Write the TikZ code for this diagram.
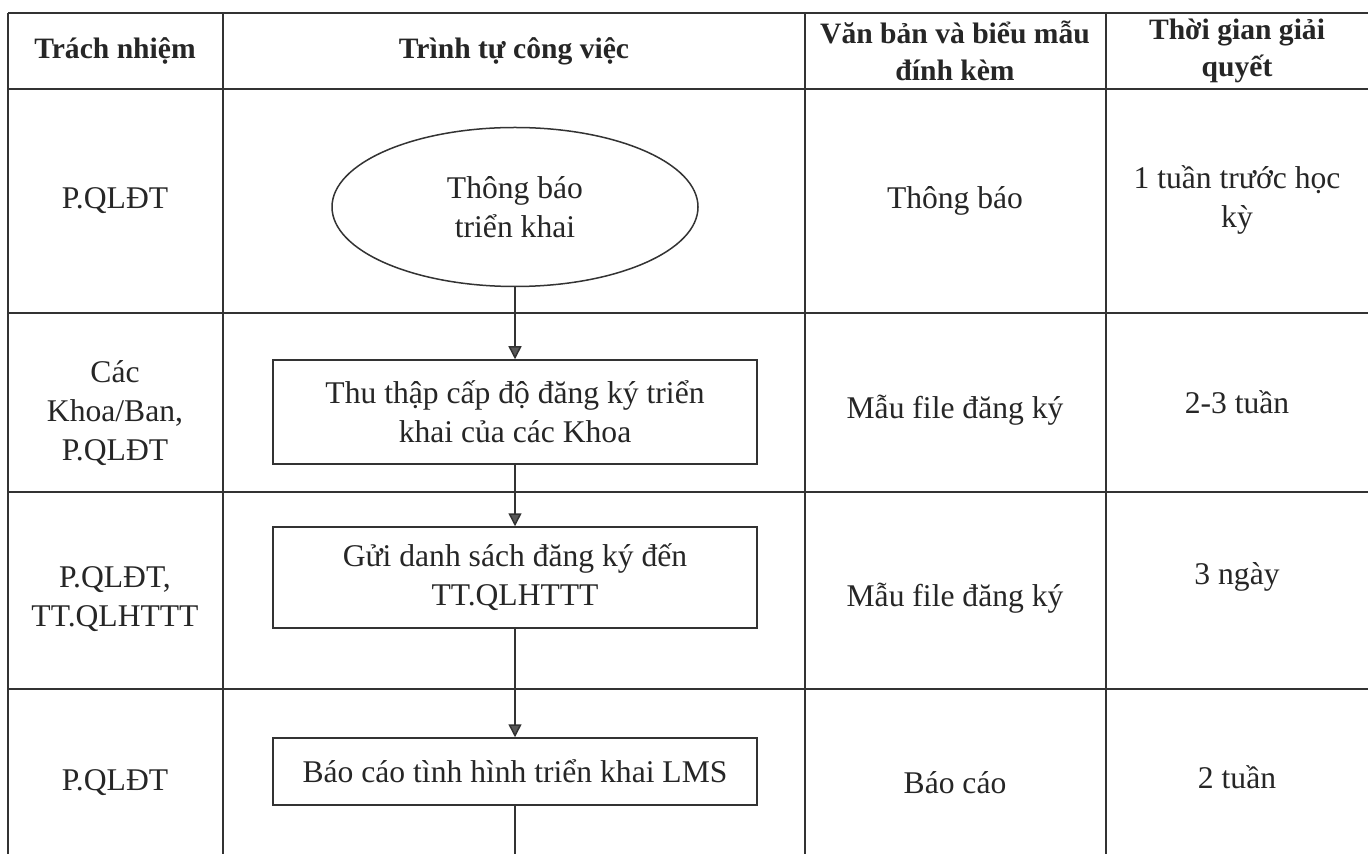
\documentclass[tikz,border=0pt]{standalone}
\usepackage{fontspec}
\setmainfont{Liberation Serif}
\usetikzlibrary{shapes.geometric,arrows.meta}
\begin{document}
\begin{tikzpicture}[x=0.5pt,y=-0.5pt,
  gridline/.style={line width=0.75pt, draw=black!80},
  txt/.style={align=center, font=\fontsize{15.8}{19.5}\selectfont, text=black!85, inner sep=0pt},
  hdr/.style={align=center, font=\fontsize{14.8}{18.5}\selectfont\bfseries, text=black!85, inner sep=0pt},
  procbox/.style={draw=black!80, line width=0.75pt, minimum width=242pt, align=center,
     font=\fontsize{15.8}{19.5}\selectfont, text=black!85, inner sep=0pt},
  startell/.style={ellipse, draw=black!80, line width=0.75pt, minimum width=183pt, minimum height=79.5pt,
     align=center, font=\fontsize{15.8}{19.5}\selectfont, text=black!85, inner sep=0pt},
  flow/.style={line width=0.75pt, draw=black!80, -{Triangle[width=6.5pt,length=6.5pt,fill=black!65]}},
  flowend/.style={line width=0.75pt, draw=black!80}
]
\useasboundingbox (0,0) rectangle (1368,854);
\fill[white] (0,0) rectangle (1368,854);

% table grid
\draw[gridline] (8,13) -- (1368,13);
\draw[gridline] (8,89) -- (1368,89);
\draw[gridline] (8,313) -- (1368,313);
\draw[gridline] (8,492) -- (1368,492);
\draw[gridline] (8,689) -- (1368,689);
\draw[gridline] (8,13) -- (8,854);
\draw[gridline] (223,13) -- (223,854);
\draw[gridline] (805,13) -- (805,854);
\draw[gridline] (1106,13) -- (1106,854);

% header
\node[hdr] (h1) at (115,51) {Trách nhiệm};
\node[hdr] (h2) at (514,51) {Trình tự công việc};
\node[hdr] (h3) at (955,51) {Văn bản và biểu mẫu\\đính kèm};
\node[hdr] (h4) at (1237,51) {Thời gian giải\\quyết};

% column 1
\node[txt] (r1) at (115,201) {P.QLĐT};
\node[txt] (r2) at (115,413) {Các\\Khoa/Ban,\\P.QLĐT};
\node[txt] (r3) at (115,599) {P.QLĐT,\\TT.QLHTTT};
\node[txt] (r4) at (115,783) {P.QLĐT};

% column 3
\node[txt] (d1) at (955,201) {Thông báo};
\node[txt] (d2) at (955,410) {Mẫu file đăng ký};
\node[txt] (d3) at (955,598) {Mẫu file đăng ký};
\node[txt] (d4) at (955,783) {Báo cáo};

% column 4
\node[txt] (t1) at (1237,200) {1 tuần trước học\\kỳ};
\node[txt] (t2) at (1237,402) {2-3 tuần};
\node[txt] (t3) at (1237,577) {3 ngày};
\node[txt] (t4) at (1237,777) {2 tuần};

% flow
\node[startell] (ell) at (515,207) {Thông báo\\triển khai};
\node[procbox, minimum height=52pt] (b1) at (515,412) {Thu thập cấp độ đăng ký triển\\khai của các Khoa};
\node[procbox, minimum height=50.5pt] (b2) at (515,577.5) {Gửi danh sách đăng ký đến\\TT.QLHTTT};
\node[procbox, minimum height=33.5pt] (b3) at (515,771.5) {Báo cáo tình hình triển khai LMS};
\coordinate (cont) at (515,860);

\draw[flow] (ell.south) -- (b1.north);
\draw[flow] (b1.south) -- (b2.north);
\draw[flow] (b2.south) -- (b3.north);
\draw[flowend] (b3.south) -- (cont);
\end{tikzpicture}
\end{document}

*INSTRUCTIONS FOR THE TASK:* Pictures in the data above should not be copied; transcribe everything else exactly.

*WRITTEN RESPONSE:*
Write the TikZ code for this diagram.
\documentclass[tikz,border=0pt]{standalone}
\usepackage{fontspec}
\setmainfont{Liberation Serif}
\usetikzlibrary{shapes.geometric,arrows.meta}
\begin{document}
\begin{tikzpicture}[x=0.5pt,y=-0.5pt,
  gridline/.style={line width=0.75pt, draw=black!80},
  txt/.style={align=center, font=\fontsize{15.8}{19.5}\selectfont, text=black!85, inner sep=0pt},
  hdr/.style={align=center, font=\fontsize{14.8}{18.5}\selectfont\bfseries, text=black!85, inner sep=0pt},
  procbox/.style={draw=black!80, line width=0.75pt, minimum width=242pt, align=center,
     font=\fontsize{15.8}{19.5}\selectfont, text=black!85, inner sep=0pt},
  startell/.style={ellipse, draw=black!80, line width=0.75pt, minimum width=183pt, minimum height=79.5pt,
     align=center, font=\fontsize{15.8}{19.5}\selectfont, text=black!85, inner sep=0pt},
  flow/.style={line width=0.75pt, draw=black!80, -{Triangle[width=6.5pt,length=6.5pt,fill=black!65]}},
  flowend/.style={line width=0.75pt, draw=black!80}
]
\useasboundingbox (0,0) rectangle (1368,854);
\fill[white] (0,0) rectangle (1368,854);

% table grid
\draw[gridline] (8,13) -- (1368,13);
\draw[gridline] (8,89) -- (1368,89);
\draw[gridline] (8,313) -- (1368,313);
\draw[gridline] (8,492) -- (1368,492);
\draw[gridline] (8,689) -- (1368,689);
\draw[gridline] (8,13) -- (8,854);
\draw[gridline] (223,13) -- (223,854);
\draw[gridline] (805,13) -- (805,854);
\draw[gridline] (1106,13) -- (1106,854);

% header
\node[hdr] (h1) at (115,51) {Trách nhiệm};
\node[hdr] (h2) at (514,51) {Trình tự công việc};
\node[hdr] (h3) at (955,51) {Văn bản và biểu mẫu\\đính kèm};
\node[hdr] (h4) at (1237,51) {Thời gian giải\\quyết};

% column 1
\node[txt] (r1) at (115,201) {P.QLĐT};
\node[txt] (r2) at (115,413) {Các\\Khoa/Ban,\\P.QLĐT};
\node[txt] (r3) at (115,599) {P.QLĐT,\\TT.QLHTTT};
\node[txt] (r4) at (115,783) {P.QLĐT};

% column 3
\node[txt] (d1) at (955,201) {Thông báo};
\node[txt] (d2) at (955,410) {Mẫu file đăng ký};
\node[txt] (d3) at (955,598) {Mẫu file đăng ký};
\node[txt] (d4) at (955,783) {Báo cáo};

% column 4
\node[txt] (t1) at (1237,200) {1 tuần trước học\\kỳ};
\node[txt] (t2) at (1237,402) {2-3 tuần};
\node[txt] (t3) at (1237,577) {3 ngày};
\node[txt] (t4) at (1237,777) {2 tuần};

% flow
\node[startell] (ell) at (515,207) {Thông báo\\triển khai};
\node[procbox, minimum height=52pt] (b1) at (515,412) {Thu thập cấp độ đăng ký triển\\khai của các Khoa};
\node[procbox, minimum height=50.5pt] (b2) at (515,577.5) {Gửi danh sách đăng ký đến\\TT.QLHTTT};
\node[procbox, minimum height=33.5pt] (b3) at (515,771.5) {Báo cáo tình hình triển khai LMS};
\coordinate (cont) at (515,860);

\draw[flow] (ell.south) -- (b1.north);
\draw[flow] (b1.south) -- (b2.north);
\draw[flow] (b2.south) -- (b3.north);
\draw[flowend] (b3.south) -- (cont);
\end{tikzpicture}
\end{document}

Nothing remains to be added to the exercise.